Estando com a documentação em dia, o visto é garantido. Não há nada que impeça esse visto hoje. O único problema é um certo atraso. Eu não posso receber todo mundo da porta, então criei um agendamento telefônico, onde recebo de 40 a 50 nomes por dia.
Ainda assim, a demanda reprimida é muito alta. Temos na base 1.500 pedidos por dia. Em dois meses chegamos a ter 120 mil. Mas eu não vou dar visto para todas essas pessoas, lógico. Primeiro porque não tenho capacidade para fazer isso, segundo porque iria esvaziar o país.
CC - Se não há restrição, qual o critério, então?
VHI - O critério é quem agenda. Só dá para agendar 40 ou 50 por dia. Mas quando eu vejo que há muito visto acumulado, nem atendo o telefone. Não posso deixar acumular, isso aqui não é um depósito de visto, não é um serviço de imigração.
CC - O senhor acredita que o Brasil tenha estrutura para absorver todos esses imigrantes?
VHI - Não posso entrar muito nessa seara, mas o Brasil está em franco desenvolvimento. Os haitianos são bem aceitos, sobretudo no sul do País. Os que vão com família são mais estáveis, quem vai sozinho fica perambulando, largam um emprego e vão em busca de outros. Até onde eu soube, existe muita demanda. As pessoas no Brasil gostam do trabalho dos haitianos, acham eles corretos e honestos.
CC - No Brasil, não temos ideia de como muitos haitianos são contrários à Minustah. Conversando com pessoas ligadas aos movimentos sociais aqui...
VHI - São todos a favor.
CC - Na verdade, a grande maioria é contrária.

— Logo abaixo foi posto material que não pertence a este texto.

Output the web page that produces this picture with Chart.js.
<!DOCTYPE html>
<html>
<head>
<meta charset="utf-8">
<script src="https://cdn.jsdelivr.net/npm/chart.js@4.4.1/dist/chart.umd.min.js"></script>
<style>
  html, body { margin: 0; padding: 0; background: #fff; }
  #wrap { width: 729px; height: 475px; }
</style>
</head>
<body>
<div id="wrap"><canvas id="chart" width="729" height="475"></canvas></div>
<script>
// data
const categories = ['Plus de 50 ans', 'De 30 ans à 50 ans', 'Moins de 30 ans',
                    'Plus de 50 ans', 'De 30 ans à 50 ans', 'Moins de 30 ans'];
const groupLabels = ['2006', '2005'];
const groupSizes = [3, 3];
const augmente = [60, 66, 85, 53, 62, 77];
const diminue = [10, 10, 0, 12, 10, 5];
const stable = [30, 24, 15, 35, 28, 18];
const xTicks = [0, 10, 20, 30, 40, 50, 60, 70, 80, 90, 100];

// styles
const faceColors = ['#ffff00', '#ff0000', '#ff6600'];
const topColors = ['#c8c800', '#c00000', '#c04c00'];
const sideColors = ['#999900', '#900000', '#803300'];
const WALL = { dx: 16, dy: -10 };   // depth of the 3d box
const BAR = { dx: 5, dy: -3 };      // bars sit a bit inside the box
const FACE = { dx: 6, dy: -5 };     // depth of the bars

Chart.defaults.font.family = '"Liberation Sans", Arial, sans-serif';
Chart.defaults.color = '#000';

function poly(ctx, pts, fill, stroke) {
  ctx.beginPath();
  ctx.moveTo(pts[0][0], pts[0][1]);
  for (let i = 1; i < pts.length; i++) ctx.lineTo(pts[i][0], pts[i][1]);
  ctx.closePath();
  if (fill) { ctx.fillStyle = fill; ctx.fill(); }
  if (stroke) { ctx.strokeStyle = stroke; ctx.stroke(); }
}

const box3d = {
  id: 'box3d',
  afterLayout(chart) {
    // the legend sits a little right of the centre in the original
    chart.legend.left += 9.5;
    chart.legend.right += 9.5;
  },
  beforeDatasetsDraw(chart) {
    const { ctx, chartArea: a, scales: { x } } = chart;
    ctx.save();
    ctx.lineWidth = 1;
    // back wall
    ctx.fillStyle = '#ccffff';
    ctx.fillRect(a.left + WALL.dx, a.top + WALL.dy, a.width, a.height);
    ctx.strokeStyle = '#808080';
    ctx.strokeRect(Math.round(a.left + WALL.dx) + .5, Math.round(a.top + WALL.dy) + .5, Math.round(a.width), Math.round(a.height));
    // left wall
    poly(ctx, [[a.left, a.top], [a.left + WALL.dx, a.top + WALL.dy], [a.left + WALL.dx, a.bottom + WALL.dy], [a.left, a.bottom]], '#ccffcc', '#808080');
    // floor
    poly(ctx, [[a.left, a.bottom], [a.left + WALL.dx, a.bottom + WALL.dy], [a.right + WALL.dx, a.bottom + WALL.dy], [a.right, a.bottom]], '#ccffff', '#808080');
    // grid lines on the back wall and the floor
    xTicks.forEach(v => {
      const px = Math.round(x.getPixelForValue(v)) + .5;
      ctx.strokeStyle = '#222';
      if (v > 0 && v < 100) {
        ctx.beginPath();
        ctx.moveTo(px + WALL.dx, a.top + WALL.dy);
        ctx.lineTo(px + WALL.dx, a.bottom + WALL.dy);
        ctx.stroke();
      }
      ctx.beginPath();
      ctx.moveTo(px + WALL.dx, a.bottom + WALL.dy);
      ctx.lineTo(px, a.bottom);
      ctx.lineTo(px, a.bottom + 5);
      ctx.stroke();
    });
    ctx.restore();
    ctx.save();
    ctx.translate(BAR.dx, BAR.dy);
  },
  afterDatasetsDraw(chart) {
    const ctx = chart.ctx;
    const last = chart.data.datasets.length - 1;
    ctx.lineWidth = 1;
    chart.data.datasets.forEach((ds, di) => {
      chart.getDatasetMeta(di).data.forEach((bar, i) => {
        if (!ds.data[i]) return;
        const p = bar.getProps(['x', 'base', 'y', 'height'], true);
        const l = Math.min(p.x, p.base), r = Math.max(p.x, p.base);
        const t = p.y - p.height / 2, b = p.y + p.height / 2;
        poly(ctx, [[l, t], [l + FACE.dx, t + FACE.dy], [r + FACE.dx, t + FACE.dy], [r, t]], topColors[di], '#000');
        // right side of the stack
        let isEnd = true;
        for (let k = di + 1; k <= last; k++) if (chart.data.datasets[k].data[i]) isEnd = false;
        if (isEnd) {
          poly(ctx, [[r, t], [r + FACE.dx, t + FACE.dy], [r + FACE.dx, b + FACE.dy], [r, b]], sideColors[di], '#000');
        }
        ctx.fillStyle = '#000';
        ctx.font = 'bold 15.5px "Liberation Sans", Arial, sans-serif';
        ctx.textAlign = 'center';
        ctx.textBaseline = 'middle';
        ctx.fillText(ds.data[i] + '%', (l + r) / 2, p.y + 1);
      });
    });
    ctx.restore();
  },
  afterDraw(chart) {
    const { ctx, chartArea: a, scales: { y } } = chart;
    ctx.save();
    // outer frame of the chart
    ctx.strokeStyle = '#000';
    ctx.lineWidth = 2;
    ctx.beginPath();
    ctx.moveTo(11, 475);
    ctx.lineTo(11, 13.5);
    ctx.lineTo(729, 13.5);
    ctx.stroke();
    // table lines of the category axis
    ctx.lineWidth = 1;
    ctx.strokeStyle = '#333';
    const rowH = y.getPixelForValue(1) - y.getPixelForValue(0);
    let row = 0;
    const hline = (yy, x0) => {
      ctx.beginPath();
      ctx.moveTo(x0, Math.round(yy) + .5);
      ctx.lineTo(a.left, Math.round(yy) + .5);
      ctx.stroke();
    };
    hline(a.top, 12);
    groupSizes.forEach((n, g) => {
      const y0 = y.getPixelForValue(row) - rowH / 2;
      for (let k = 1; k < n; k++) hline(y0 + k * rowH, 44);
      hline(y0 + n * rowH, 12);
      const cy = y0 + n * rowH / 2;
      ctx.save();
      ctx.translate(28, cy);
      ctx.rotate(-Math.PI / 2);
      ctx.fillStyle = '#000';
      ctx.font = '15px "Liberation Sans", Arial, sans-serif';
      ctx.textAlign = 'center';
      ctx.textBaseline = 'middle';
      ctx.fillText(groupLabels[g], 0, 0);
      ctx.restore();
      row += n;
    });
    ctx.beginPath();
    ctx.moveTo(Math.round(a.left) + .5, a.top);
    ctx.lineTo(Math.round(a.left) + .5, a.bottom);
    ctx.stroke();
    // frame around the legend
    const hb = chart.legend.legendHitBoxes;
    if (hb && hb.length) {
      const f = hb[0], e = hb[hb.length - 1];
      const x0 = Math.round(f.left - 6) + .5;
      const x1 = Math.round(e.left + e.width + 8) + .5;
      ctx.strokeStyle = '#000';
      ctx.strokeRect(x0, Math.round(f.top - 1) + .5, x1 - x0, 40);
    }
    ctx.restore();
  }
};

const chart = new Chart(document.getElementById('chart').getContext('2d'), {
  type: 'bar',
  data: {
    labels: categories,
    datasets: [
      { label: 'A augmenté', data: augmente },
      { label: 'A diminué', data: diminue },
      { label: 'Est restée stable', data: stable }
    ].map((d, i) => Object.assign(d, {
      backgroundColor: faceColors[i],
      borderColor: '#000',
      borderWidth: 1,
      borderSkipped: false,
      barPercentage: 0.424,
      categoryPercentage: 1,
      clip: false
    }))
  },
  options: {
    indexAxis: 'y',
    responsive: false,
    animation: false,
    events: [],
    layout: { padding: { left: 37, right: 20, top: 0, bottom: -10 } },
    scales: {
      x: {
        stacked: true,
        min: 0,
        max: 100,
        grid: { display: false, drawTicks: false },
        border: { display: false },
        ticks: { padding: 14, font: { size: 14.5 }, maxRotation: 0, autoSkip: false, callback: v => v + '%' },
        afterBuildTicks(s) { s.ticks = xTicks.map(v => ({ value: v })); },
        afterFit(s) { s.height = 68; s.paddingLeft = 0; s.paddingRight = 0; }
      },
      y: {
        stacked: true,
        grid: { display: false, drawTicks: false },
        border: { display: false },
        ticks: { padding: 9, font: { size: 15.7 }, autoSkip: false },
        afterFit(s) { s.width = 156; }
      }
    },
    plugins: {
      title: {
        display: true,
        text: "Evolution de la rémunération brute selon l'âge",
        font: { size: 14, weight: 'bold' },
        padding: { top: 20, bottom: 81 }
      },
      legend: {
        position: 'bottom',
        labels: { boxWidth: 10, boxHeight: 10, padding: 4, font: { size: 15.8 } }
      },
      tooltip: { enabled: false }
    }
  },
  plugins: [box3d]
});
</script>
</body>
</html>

VHI - À Minustah? Eu não sabia disso. Mas são contra por quê? Olha, eu já vivi nesse país com Forças Armadas, e o nome já diz: força armada. O fuzil controla. Se você tira a arma, quem controla? Eu já disse e torno a repetir: o dia em que tirarem a missão, isso vai virar um caos. Essa é minha opinião, a minha visão. Os haitianos não estão preparados, não existe uma força que possa garantir a segurança. E se não há segurança como vamos ter paz?

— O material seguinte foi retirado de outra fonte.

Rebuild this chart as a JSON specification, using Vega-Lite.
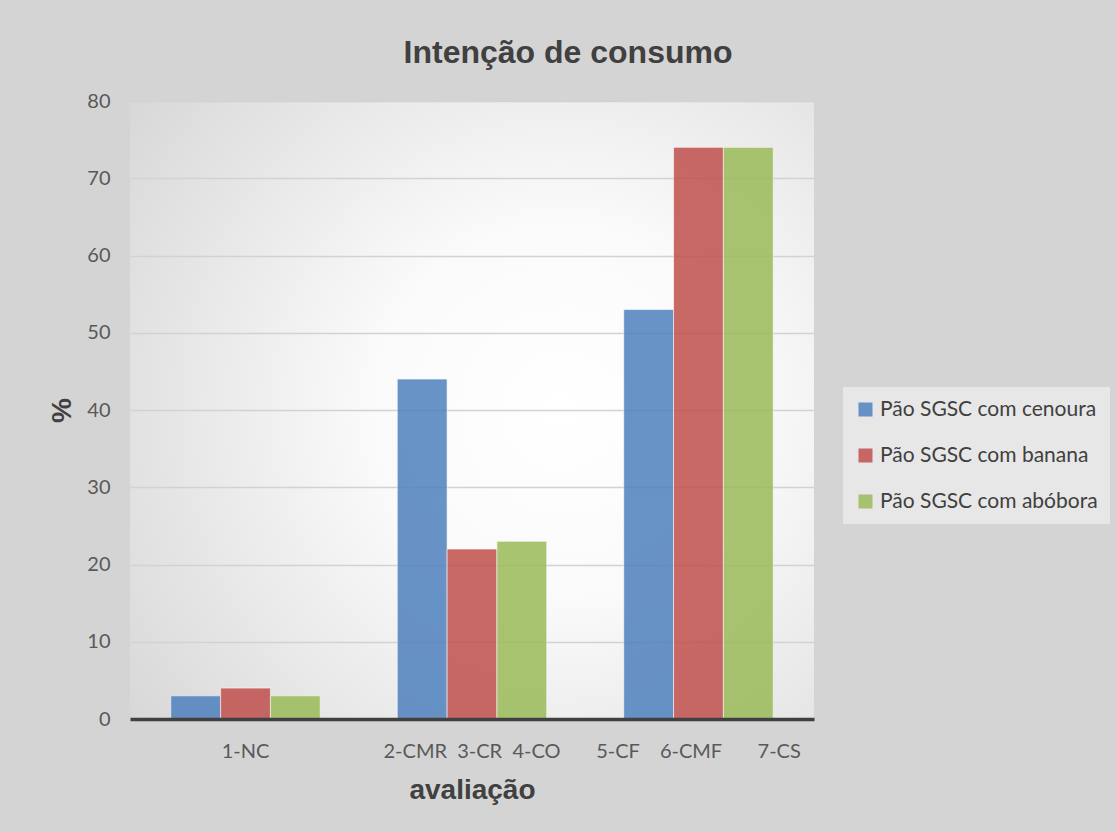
{
  "$schema": "https://vega.github.io/schema/vega-lite/v6.json",
  "width": 684,
  "height": 618,
  "autosize": {"type": "none"},
  "padding": {"left": 130, "top": 101, "right": 302, "bottom": 113},
  "background": "#d4d4d4",
  "title": {
    "text": "Intenção de consumo",
    "font": "Liberation Sans",
    "fontSize": 32,
    "fontWeight": "bold",
    "color": "#404040",
    "anchor": "middle",
    "dx": 96,
    "dy": 44,
    "baseline": "alphabetic",
    "offset": 40
  },
  "data": {
    "values": [
      {"avaliacao": "1-NC", "serie": "Pão SGSC com cenoura", "valor": 3},
      {"avaliacao": "1-NC", "serie": "Pão SGSC com banana", "valor": 4},
      {"avaliacao": "1-NC", "serie": "Pão SGSC com abóbora", "valor": 3},
      {"avaliacao": "2-CMR\u00a0\u00a03-CR\u00a0\u00a04-CO", "serie": "Pão SGSC com cenoura", "valor": 44},
      {"avaliacao": "2-CMR\u00a0\u00a03-CR\u00a0\u00a04-CO", "serie": "Pão SGSC com banana", "valor": 22},
      {"avaliacao": "2-CMR\u00a0\u00a03-CR\u00a0\u00a04-CO", "serie": "Pão SGSC com abóbora", "valor": 23},
      {"avaliacao": "5-CF\u00a0\u00a0\u00a0\u00a06-CMF\u00a0\u00a0\u00a0\u00a0\u00a0\u00a0\u00a07-CS", "serie": "Pão SGSC com cenoura", "valor": 53},
      {"avaliacao": "5-CF\u00a0\u00a0\u00a0\u00a06-CMF\u00a0\u00a0\u00a0\u00a0\u00a0\u00a0\u00a07-CS", "serie": "Pão SGSC com banana", "valor": 74},
      {"avaliacao": "5-CF\u00a0\u00a0\u00a0\u00a06-CMF\u00a0\u00a0\u00a0\u00a0\u00a0\u00a0\u00a07-CS", "serie": "Pão SGSC com abóbora", "valor": 74}
    ]
  },
  "mark": {"type": "bar", "opacity": 0.85, "stroke": "#ffffff", "strokeOpacity": 0.6, "strokeWidth": 1},
  "encoding": {
    "x": {
      "field": "avaliacao",
      "type": "nominal",
      "sort": null,
      "scale": {"paddingInner": 0.34, "paddingOuter": 0.18},
      "axis": {
        "title": "avaliação",
        "labelAngle": 0,
        "labelFont": "Lato",
        "labelFontSize": 20,
        "labelColor": "#595959",
        "labelPadding": 22,
        "labelLimit": 400,
        "labelOverlap": false,
        "ticks": false,
        "domainColor": "#404040",
        "domainWidth": 3.5,
        "titleFont": "Liberation Sans",
        "titleFontSize": 28,
        "titleFontWeight": "bold",
        "titleColor": "#404040",
        "titlePadding": 15,
        "zindex": 1
      }
    },
    "xOffset": {
      "field": "serie",
      "type": "nominal",
      "sort": ["Pão SGSC com cenoura", "Pão SGSC com banana", "Pão SGSC com abóbora"],
      "scale": {"paddingInner": 0, "paddingOuter": 0}
    },
    "y": {
      "field": "valor",
      "type": "quantitative",
      "scale": {"domain": [0, 80]},
      "axis": {
        "title": "%",
        "values": [0, 10, 20, 30, 40, 50, 60, 70, 80],
        "domain": false,
        "ticks": false,
        "grid": true,
        "gridColor": "#d2d2d2",
        "gridWidth": 1.5,
        "labelFont": "Lato",
        "labelFontSize": 20,
        "labelColor": "#595959",
        "labelPadding": 20,
        "titleFont": "Liberation Sans",
        "titleFontSize": 28,
        "titleFontWeight": "bold",
        "titleColor": "#404040",
        "titlePadding": 10
      }
    },
    "color": {
      "field": "serie",
      "type": "nominal",
      "scale": {
        "domain": ["Pão SGSC com cenoura", "Pão SGSC com banana", "Pão SGSC com abóbora"],
        "range": ["#4F81BD", "#C0504D", "#9BBB59"]
      },
      "legend": {
        "title": null,
        "orient": "none",
        "legendX": 713,
        "legendY": 286,
        "padding": 12,
        "fillColor": "rgba(245,245,245,0.55)",
        "symbolType": "square",
        "symbolSize": 196,
        "symbolStrokeWidth": 0,
        "symbolOpacity": 0.85,
        "labelFont": "Lato",
        "labelFontSize": 21,
        "labelColor": "#404040",
        "labelOffset": 4,
        "rowPadding": 24,
        "labelLimit": 400
      }
    }
  },
  "config": {
    "view": {
      "stroke": null,
      "fill": {
        "gradient": "radial",
        "x1": 0.63, "y1": 0.5, "r1": 0,
        "x2": 0.63, "y2": 0.5, "r2": 0.8,
        "stops": [
          {"offset": 0, "color": "#ffffff"},
          {"offset": 0.35, "color": "#fafafa"},
          {"offset": 1, "color": "#d6d6d6"}
        ]
      }
    }
  }
}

Eu, pessoalmente, acredito que a presença da Minustah não é apenas importante, como também necessária. Enquanto o país não encontrar seu verdadeiro sendeiro, o caminho da legalidade, da democracia, de um país democrático, não podemos sair. Eu vejo com muita preocupação a saída das forças da Minustah.
CC – Então, na visão do senhor, isso não poderia ser feito a curto prazo?

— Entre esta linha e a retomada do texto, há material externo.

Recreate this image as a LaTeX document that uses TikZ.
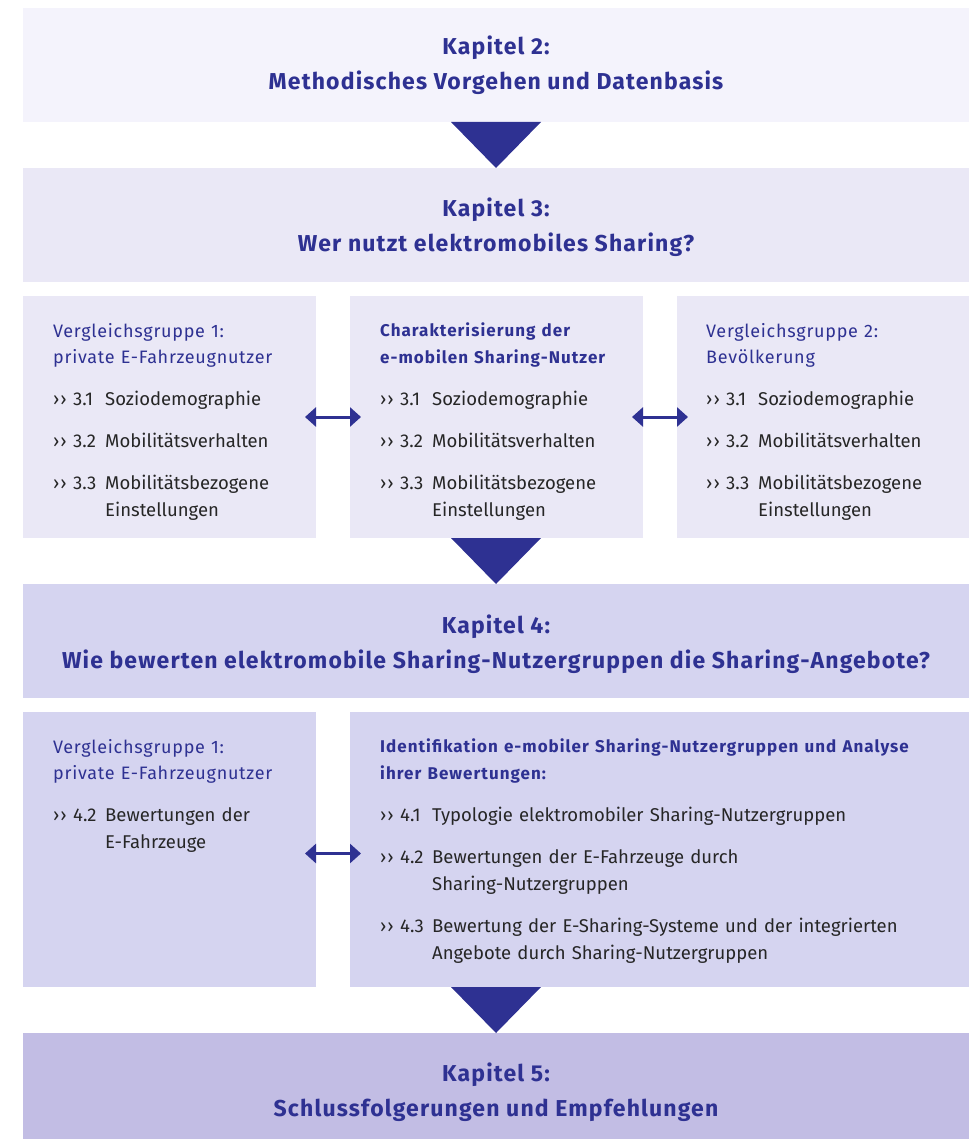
\documentclass[tikz,border=0pt]{standalone}
\usepackage{fontspec}
\setmainfont{Fira Sans}
\usetikzlibrary{positioning,arrows.meta}
\setlength\parindent{0pt}
\definecolor{myblue}{HTML}{2E3192}
\definecolor{boxA}{HTML}{F4F3FC}
\definecolor{boxB}{HTML}{EAE8F6}
\definecolor{boxC}{HTML}{D5D4F0}
\definecolor{boxD}{HTML}{C2BDE4}
\colorlet{txtcol}{black!85}
\tikzstyle{chbox}=[inner sep=0,outer sep=0,minimum width=946,minimum height=114]
\tikzstyle{subbox}=[inner sep=0,outer sep=0,minimum width=293]
\tikzstyle{title}=[myblue,align=center,font=\fontsize{23}{35}\selectfont\bfseries\addfontfeature{LetterSpace=5}]
\tikzstyle{body}=[inner sep=0,align=left,text=txtcol,font=\fontsize{18.5}{27}\selectfont]
\tikzstyle{down}=[myblue]
\tikzstyle{both}=[myblue,line width=3,{Triangle[length=11pt,width=19pt]}-{Triangle[length=11pt,width=19pt]},
  shorten <=-11pt,shorten >=-11pt]
% group headings and numbered points
\newcommand\grp[1]{{\color{myblue}\fontsize{18}{26}\selectfont\addfontfeature{LetterSpace=4}#1\par}}
\newcommand\grpb[1]{{\color{myblue}\fontsize{17}{27}\selectfont\bfseries\addfontfeature{LetterSpace=6}#1\par}}
\newcommand\secitem[2]{\par\vspace{15pt}\hangindent=52pt\hangafter=1\noindent
  \makebox[20pt][l]{›\kern1pt›}\makebox[32pt][l]{#1}\begingroup\let\\\newline#2\par\endgroup}

\begin{document}
\begin{tikzpicture}[x=1pt,y=-1pt]
  \useasboundingbox (0,0) rectangle (975,1139);

  % chapter boxes and the boxes of each chapter
  \node[chbox,fill=boxA] (k2) at (496,65) {};
  \node[chbox,fill=boxB,below=46pt of k2] (k3) {};
  \node[subbox,fill=boxB,minimum height=242,below right=14pt and 0pt of k3.south west] (g1) {};
  \node[subbox,fill=boxB,minimum height=242,right=34pt of g1] (sn) {};
  \node[subbox,fill=boxB,minimum height=242,minimum width=292,right=34pt of sn] (g2) {};
  \node[chbox,fill=boxC,below right=46pt and 0pt of g1.south west] (k4) {};
  \node[subbox,fill=boxC,minimum height=275,below right=14pt and 0pt of k4.south west] (v1) {};
  \node[subbox,fill=boxC,minimum height=275,minimum width=619,right=34pt of v1] (id) {};
  \node[chbox,fill=boxD,minimum height=106,below right=46pt and 0pt of v1.south west] (k5) {};

  \node[title] (k2t) at (k2) {Kapitel 2:\\Methodisches Vorgehen und Datenbasis};
  \node[title,yshift=-2pt] (k3t) at (k3) {Kapitel 3:\\Wer nutzt elektromobiles Sharing?};
  \node[title,yshift=-3pt] (k4t) at (k4) {Kapitel 4:\\Wie bewerten elektromobile Sharing-Nutzergruppen die Sharing-Angebote?};
  \node[title,yshift=-6pt] (k5t) at (k5) {Kapitel 5:\\Schlussfolgerungen und Empfehlungen};

  \node[body,text width=262,below right=27pt and 30pt of g1.north west] (g1t) {%
    \grp{Vergleichsgruppe 1:\\private E-Fahrzeugnutzer}
    \secitem{3.1}{Soziodemographie}
    \secitem{3.2}{Mobilitätsverhalten}
    \secitem{3.3}{Mobilitätsbezogene\\Einstellungen}};
  \node[body,text width=262,below right=27pt and 30pt of sn.north west] (snt) {%
    \grpb{Charakterisierung der\\e-mobilen Sharing-Nutzer}
    \secitem{3.1}{Soziodemographie}
    \secitem{3.2}{Mobilitätsverhalten}
    \secitem{3.3}{Mobilitätsbezogene\\Einstellungen}};
  \node[body,text width=262,below right=27pt and 29pt of g2.north west] (g2t) {%
    \grp{Vergleichsgruppe 2:\\Bevölkerung}
    \secitem{3.1}{Soziodemographie}
    \secitem{3.2}{Mobilitätsverhalten}
    \secitem{3.3}{Mobilitätsbezogene\\Einstellungen}};
  \node[body,text width=262,below right=27pt and 30pt of v1.north west] (v1t) {%
    \grp{Vergleichsgruppe 1:\\private E-Fahrzeugnutzer}
    \secitem{4.2}{Bewertungen der\\E-Fahrzeuge}};
  \node[body,text width=580,below right=27pt and 30pt of id.north west] (idt) {%
    \grpb{Identifikation e-mobiler Sharing-Nutzergruppen und Analyse\\ihrer Bewertungen:}
    \secitem{4.1}{Typologie elektromobiler Sharing-Nutzergruppen}
    \secitem{4.2}{Bewertungen der E-Fahrzeuge durch\\Sharing-Nutzergruppen}
    \secitem{4.3}{Bewertung der E-Sharing-Systeme und der integrierten\\Angebote durch Sharing-Nutzergruppen}};

  % flow between chapters
  \fill[down] (k2.south) ++(-45,0) -- ++(90,0) -- (k3.north) -- cycle;
  \fill[down] (k4.north |- sn.south) ++(-45,0) -- ++(90,0) -- (k4.north) -- cycle;
  \fill[down] (k5.north |- id.south) ++(-45,0) -- ++(90,0) -- (k5.north) -- cycle;

  % comparisons
  \draw[both] (g1.east) -- (sn.west);
  \draw[both] (sn.east) -- (g2.west);
  \draw[both] ([yshift=-4pt]v1.east) -- ([yshift=-4pt]id.west);
\end{tikzpicture}
\end{document}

VHI - Isso eu não posso dizer para você. Mas tudo está muito embrionário aqui. Então é muito temeroso você tirar de repente tudo de uma vez. O banditismo vai crescer, os assaltos vão se tornar frequentes, ninguém vai ter segurança no país. E se isso chegar a acontecer, eu vou ser o primeiro a arrumar as minhas coisas e ir, porque não quero ver a minha casa ser assaltada.
CC - Como o senhor visualiza o futuro do país? Os militares brasileiros dizem que a missão sairá do Haiti quando o país puder caminhar com suas próprias pernas. O que seria esse caminhar com as próprias pernas?
VHI - Esse caminhar com as próprias pernas será quando os poderes todos estiverem constituídos, quando houver um respeito à hierarquia, respeito aos poderes. Porque você não pode brincar, como era no passado. Durante os três anos em que estive aqui da primeira vez tivemos cinco presidentes. Então, acho que isso acontecerá na hora em que os poderes, sobretudo o Judiciário, estiverem bem estabelecidos, sem influências externas, como previa Montesquieu.
Eu comungo muito com a Minustah. Acho que só podemos sair daqui se essa força, seja pequena ou simbólica, continuar. Porque já estava no inconsciente das pessoas e continuará o fato de que a Minustah ainda está aqui. Não precisa ser uma força extracomunal, com 2 mil ou 3 mil soldados. Pode ter uma pequena representatividade, para que se possa dizer que a Minustah ainda está controlando um pouco.
CC - A relação do haitiano em relação ao Brasil mudou, então, depois da Minustah?
VHI - Ah, mudou, sim. Eles adoram o Brasil. Eles querem ir ao Brasil a qualquer preço. Você vê hoje os coiotes que vendem visto na fronteira, que ganham dinheiro com isso. O que às vezes até respinga no meu consulado, com acusações de que gente aqui de dentro recebe dinheiro para facilitar vistos. De fato, tínhamos uma funcionária haitiana aqui, mas tirei todos os haitianos de circuito, dos pontos focais. Hoje, eu agendo e meus colegas brasileiros fazem os vistos. Os haitianos trabalham no suporte.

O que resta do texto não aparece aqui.